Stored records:

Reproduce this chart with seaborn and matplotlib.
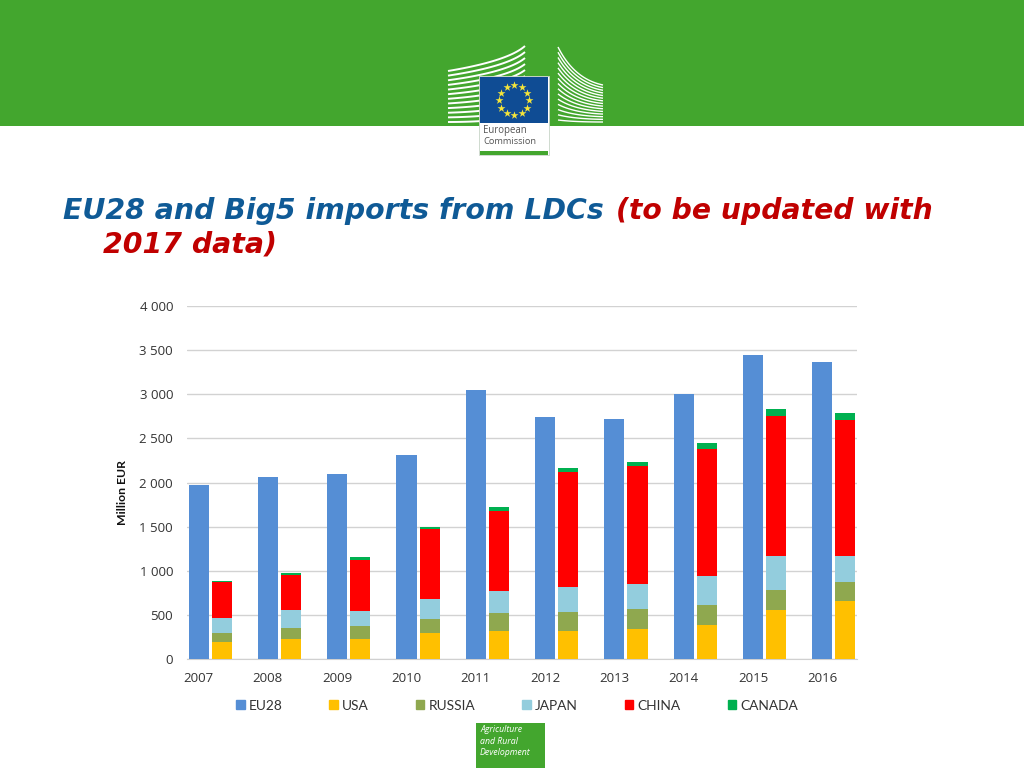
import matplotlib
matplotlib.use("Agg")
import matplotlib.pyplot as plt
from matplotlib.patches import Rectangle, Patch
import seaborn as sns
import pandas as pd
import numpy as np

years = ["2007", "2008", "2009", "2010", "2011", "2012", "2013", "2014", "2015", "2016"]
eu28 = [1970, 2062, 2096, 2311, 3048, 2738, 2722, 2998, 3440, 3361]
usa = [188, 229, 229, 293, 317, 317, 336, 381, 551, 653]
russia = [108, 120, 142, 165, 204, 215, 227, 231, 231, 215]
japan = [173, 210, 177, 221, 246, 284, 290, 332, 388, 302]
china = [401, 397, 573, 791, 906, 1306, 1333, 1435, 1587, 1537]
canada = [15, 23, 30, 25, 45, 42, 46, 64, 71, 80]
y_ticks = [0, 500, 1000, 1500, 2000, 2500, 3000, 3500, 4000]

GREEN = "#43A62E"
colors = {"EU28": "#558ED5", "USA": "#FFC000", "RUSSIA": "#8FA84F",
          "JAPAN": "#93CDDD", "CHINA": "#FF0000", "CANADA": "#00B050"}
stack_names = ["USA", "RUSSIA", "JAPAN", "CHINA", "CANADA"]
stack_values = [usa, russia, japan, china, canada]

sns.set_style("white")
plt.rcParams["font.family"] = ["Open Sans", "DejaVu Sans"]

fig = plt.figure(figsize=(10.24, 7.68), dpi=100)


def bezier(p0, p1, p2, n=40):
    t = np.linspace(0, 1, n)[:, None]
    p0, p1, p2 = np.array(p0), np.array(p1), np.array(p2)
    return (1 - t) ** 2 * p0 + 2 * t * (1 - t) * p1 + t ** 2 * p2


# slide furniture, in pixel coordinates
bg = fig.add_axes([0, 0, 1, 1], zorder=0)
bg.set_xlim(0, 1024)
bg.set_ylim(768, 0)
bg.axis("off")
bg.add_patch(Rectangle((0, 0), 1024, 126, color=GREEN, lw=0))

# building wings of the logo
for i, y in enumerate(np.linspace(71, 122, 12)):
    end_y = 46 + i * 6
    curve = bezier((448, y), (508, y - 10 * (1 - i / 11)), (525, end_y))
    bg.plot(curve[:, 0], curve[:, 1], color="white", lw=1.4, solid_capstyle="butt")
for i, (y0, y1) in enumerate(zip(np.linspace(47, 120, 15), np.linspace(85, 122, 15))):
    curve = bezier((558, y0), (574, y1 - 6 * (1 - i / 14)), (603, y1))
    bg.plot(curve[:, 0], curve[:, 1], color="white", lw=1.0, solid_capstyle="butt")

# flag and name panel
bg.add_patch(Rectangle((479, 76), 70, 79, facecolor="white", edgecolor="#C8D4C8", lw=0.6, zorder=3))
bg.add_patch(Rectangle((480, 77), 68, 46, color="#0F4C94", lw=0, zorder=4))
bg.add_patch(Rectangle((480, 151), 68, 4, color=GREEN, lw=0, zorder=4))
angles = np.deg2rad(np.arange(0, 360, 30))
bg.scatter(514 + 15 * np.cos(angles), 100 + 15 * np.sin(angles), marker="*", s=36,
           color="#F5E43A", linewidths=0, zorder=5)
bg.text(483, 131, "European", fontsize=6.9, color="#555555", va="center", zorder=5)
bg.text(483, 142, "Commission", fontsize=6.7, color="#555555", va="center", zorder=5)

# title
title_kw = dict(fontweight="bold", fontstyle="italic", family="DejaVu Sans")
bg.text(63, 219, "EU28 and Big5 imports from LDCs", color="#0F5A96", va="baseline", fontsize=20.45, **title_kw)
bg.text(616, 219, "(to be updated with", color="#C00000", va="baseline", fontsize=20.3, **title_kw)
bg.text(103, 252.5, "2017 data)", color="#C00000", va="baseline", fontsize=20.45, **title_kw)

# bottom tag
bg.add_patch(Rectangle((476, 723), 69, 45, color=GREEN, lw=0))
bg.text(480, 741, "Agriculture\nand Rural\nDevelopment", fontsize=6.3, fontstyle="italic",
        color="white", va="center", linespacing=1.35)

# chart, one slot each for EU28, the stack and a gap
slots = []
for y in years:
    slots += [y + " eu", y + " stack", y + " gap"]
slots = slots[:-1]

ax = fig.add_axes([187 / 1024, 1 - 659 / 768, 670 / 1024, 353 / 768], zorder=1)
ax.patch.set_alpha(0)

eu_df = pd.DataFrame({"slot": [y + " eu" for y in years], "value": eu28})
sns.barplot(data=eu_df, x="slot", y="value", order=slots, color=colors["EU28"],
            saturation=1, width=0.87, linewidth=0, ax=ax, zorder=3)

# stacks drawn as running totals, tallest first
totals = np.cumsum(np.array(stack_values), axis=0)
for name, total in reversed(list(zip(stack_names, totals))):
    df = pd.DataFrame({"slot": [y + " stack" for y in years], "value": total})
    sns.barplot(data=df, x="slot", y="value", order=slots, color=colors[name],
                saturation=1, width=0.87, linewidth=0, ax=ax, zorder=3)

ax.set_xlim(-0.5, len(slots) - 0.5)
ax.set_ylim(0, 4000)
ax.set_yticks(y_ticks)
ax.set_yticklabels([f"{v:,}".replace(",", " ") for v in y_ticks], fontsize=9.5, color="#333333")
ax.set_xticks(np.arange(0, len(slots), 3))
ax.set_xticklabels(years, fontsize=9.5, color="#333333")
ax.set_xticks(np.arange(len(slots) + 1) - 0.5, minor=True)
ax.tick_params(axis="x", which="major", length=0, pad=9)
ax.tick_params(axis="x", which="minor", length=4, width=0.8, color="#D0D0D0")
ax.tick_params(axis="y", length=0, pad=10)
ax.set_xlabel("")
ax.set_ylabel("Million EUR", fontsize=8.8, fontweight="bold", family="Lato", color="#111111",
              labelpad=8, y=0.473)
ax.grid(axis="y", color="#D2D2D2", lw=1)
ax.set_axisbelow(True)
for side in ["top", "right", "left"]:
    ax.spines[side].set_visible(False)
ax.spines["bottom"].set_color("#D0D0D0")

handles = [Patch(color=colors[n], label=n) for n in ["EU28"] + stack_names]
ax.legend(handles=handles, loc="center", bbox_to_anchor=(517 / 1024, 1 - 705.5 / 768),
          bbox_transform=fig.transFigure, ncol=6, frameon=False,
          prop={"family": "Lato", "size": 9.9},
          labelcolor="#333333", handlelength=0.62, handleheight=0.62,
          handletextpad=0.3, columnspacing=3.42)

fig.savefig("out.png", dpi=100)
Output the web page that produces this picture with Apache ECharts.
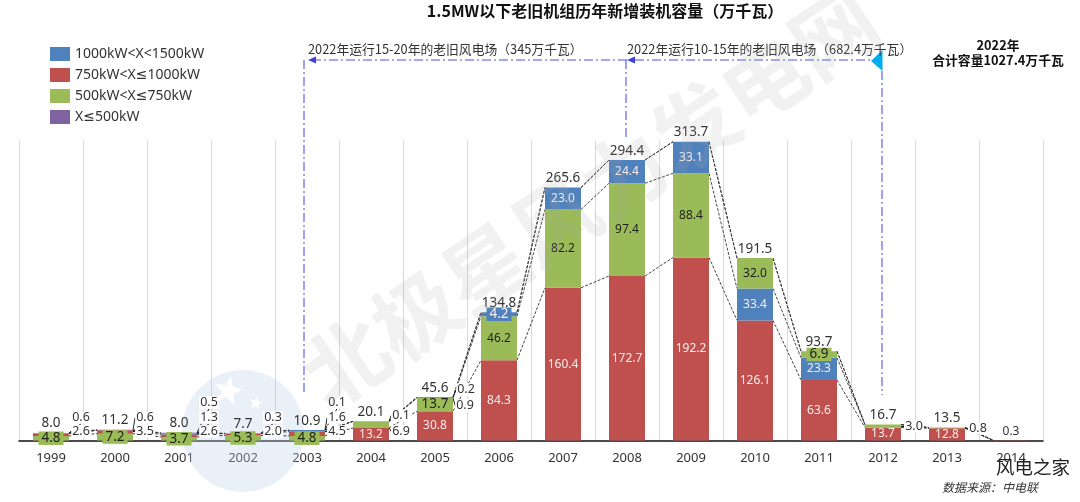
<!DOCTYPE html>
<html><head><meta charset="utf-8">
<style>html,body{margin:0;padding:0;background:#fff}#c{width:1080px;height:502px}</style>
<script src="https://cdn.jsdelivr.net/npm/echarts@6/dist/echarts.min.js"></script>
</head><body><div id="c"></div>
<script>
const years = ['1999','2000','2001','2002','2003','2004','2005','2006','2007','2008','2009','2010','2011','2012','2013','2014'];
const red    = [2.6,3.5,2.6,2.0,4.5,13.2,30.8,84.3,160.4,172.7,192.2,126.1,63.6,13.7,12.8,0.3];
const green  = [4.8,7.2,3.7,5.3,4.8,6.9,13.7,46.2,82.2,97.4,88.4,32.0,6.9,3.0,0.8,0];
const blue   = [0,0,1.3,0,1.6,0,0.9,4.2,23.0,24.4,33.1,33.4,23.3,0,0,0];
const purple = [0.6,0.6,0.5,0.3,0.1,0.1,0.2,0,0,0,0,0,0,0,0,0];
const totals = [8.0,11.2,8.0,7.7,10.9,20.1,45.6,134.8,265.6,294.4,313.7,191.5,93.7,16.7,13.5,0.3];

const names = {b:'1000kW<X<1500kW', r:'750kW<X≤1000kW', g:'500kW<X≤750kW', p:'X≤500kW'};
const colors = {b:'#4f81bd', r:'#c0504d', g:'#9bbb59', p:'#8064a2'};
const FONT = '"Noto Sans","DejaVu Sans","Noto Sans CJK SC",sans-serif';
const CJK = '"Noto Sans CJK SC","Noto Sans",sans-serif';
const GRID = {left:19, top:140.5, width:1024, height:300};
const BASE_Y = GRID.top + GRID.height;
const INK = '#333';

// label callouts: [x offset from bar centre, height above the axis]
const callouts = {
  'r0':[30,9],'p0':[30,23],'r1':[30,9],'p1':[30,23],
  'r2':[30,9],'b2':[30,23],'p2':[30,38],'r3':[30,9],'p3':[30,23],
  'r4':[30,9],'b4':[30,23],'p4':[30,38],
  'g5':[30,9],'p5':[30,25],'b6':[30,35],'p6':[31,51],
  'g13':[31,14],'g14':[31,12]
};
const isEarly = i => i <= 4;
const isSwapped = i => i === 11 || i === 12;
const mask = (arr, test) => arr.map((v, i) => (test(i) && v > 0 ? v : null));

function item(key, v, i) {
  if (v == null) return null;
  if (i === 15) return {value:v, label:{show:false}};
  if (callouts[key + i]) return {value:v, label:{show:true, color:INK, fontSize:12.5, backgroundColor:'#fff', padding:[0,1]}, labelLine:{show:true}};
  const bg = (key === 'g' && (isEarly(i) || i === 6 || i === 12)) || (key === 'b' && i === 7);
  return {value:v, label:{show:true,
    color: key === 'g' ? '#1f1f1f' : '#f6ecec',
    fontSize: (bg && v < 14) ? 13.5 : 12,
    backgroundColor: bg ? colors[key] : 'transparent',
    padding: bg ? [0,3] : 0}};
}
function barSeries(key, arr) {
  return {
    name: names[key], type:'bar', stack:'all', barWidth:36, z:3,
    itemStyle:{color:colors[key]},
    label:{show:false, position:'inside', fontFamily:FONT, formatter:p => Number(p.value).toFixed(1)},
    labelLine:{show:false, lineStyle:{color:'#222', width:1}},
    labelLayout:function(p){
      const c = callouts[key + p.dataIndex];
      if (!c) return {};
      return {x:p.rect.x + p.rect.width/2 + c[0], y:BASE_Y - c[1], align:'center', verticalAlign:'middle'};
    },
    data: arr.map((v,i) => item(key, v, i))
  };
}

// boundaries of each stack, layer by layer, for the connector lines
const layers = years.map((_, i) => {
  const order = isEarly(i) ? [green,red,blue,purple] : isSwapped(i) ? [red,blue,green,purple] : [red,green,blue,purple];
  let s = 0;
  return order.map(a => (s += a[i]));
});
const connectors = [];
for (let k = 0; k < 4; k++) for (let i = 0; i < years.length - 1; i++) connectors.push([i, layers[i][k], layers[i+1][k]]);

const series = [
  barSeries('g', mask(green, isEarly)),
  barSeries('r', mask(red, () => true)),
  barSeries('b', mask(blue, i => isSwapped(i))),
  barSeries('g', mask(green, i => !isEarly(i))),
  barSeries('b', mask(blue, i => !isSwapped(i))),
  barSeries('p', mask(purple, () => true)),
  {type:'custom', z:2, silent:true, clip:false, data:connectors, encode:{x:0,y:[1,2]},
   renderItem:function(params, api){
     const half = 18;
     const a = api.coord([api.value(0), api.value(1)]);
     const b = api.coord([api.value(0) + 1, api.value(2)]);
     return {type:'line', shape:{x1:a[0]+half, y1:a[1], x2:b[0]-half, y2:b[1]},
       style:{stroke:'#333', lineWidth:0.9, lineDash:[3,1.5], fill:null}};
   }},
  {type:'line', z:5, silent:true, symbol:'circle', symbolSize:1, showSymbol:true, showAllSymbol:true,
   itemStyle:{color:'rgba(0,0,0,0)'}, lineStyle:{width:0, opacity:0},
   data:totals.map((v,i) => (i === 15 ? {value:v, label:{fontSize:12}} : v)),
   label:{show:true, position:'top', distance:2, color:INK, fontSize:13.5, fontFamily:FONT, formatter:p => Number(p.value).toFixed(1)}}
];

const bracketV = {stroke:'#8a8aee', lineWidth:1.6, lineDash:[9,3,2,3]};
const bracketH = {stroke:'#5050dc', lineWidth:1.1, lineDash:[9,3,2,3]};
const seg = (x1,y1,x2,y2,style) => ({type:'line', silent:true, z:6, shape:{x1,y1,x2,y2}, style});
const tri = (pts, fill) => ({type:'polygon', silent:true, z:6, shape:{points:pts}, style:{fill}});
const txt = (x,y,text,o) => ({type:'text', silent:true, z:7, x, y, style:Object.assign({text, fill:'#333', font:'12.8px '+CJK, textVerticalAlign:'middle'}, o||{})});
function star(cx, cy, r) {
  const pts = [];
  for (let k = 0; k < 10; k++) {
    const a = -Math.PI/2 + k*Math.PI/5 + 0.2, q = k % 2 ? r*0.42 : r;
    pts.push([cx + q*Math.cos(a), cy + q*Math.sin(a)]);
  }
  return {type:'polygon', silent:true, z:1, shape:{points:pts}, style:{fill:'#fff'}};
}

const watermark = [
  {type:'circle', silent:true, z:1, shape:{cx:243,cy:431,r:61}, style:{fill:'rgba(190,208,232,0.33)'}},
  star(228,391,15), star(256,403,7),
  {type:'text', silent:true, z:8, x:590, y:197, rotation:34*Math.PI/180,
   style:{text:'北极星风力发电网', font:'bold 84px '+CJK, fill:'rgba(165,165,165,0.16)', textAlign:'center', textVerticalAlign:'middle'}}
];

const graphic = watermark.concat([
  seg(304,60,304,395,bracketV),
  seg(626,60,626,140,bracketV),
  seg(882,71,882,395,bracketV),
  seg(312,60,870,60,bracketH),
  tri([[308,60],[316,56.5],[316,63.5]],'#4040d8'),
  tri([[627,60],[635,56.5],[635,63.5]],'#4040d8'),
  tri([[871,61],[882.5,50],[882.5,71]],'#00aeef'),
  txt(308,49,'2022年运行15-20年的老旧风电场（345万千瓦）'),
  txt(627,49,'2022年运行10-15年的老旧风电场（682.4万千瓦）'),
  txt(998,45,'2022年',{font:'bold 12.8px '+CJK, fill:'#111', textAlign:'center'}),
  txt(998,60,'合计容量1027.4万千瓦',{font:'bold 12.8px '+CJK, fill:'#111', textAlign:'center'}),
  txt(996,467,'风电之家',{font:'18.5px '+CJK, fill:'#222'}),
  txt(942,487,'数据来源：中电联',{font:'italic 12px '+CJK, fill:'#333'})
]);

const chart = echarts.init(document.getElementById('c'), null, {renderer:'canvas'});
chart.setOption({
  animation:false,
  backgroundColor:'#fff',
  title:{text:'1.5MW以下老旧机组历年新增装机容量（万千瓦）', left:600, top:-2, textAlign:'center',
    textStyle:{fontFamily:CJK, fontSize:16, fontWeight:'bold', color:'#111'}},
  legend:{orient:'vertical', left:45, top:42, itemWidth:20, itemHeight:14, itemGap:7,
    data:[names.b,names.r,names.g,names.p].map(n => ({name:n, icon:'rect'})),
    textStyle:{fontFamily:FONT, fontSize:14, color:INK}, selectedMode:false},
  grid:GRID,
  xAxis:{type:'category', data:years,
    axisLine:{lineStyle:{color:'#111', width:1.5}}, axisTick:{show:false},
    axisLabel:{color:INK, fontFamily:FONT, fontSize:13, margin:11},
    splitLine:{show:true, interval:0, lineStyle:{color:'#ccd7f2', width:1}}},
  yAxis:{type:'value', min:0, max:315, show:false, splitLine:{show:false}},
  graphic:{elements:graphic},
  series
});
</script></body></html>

● **Task brief**: Check each line of the data above for the word "this", then state how many lines have it. Give the number alone.

● **Completed task**: 2